On 27 February 1922, the Supreme Court unanimously upheld the 19th Amendment.

In the beginning, voting was public.

Initially, voters in the United States (mostly White males who owned property) gathered to “publicly cast their vote out loud (viva voce). Poll workers recorded each voter’s declaration in a handwritten poll book.

They were public events with individual voting occurring in plain sight of the crowds that election days once attracted. They were the culmination of weeks of excited electioneering. In large cities, they were public spectacles, with torchlight parades… In rural places, election days often coincided with markets and sale days. In both contexts, crowds of voters and non-voters, the eligible and the ineligible, young and old, men and (some) women gathered at pubic polling places and watched as the voters, one by one, stepped out from the crowd to vote.

By 1828, Maryland became the last state to remove its religious requirements for voters. With that change in law, male Jews were given the vote.

By the mid-1800s, almost all states voted by ballot. However, those ballots were created by the political parties. Voting was often accompanied not only by alcohol but with violence.

The ticket of each party was separate, and, as a general rule, could be distinguished, even when folded, from all other tickets as far as it could be seen. Frequently the party tickets were of a different color.

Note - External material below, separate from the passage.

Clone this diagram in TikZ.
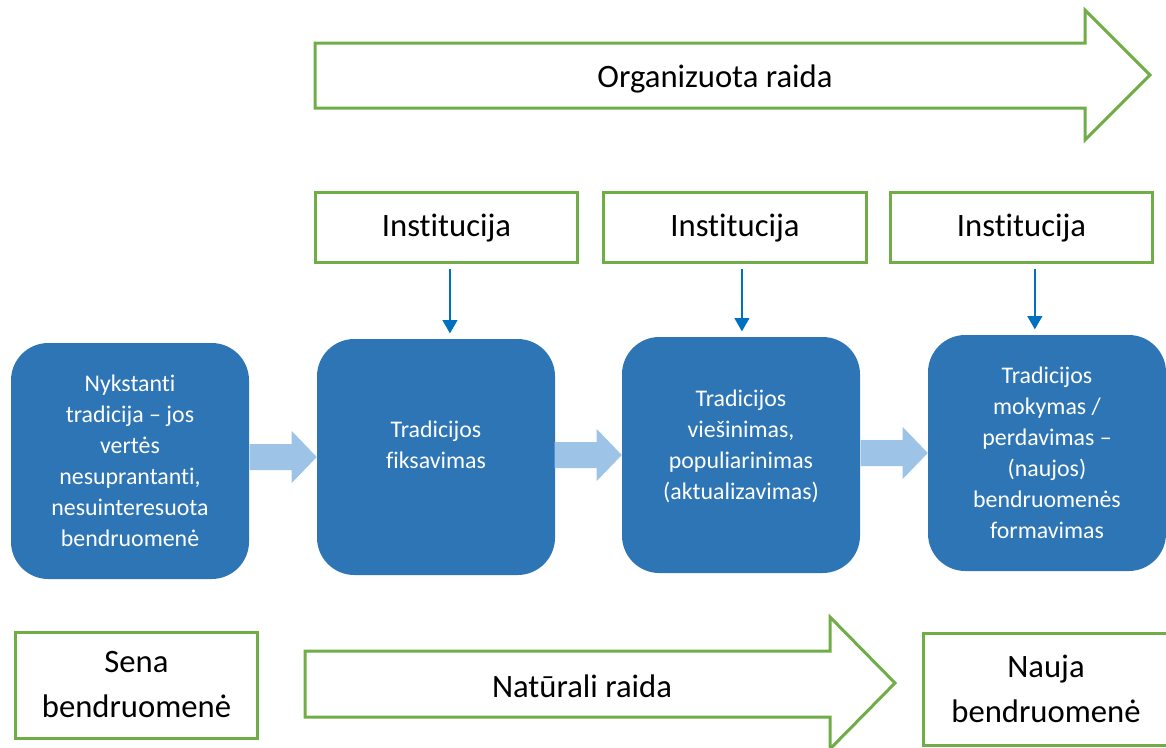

In The County Election, artist-politician George Bingham depicts such a scene in Missouri; he stood for election to the state legislature in 1846 (contested) and 1848 (successfully). By the 1860s, most voters no longer needed to own property, but they needed to be White and male.

We did not adopt a secret ballot provided by the government until after the Civil War. We imported the idea from Australia via Britain. By 1896, Americans in 39 of 45 states cast official government ballots, secretly. The 15th Amendment to the Constitution gave Black men the right to vote, extending the franchise.

Secret ballots made vote buying more difficult, but it did not deal a fatal blow to the practice.

[C]harges of vote-buying may seem very nineteenth century, but in fact such allegations, and proved behavior, continue in our times… In 2016 a federal jury convicted two Magoffin county (Kentucky) officials of vote-buying in relation to a county election in 2014.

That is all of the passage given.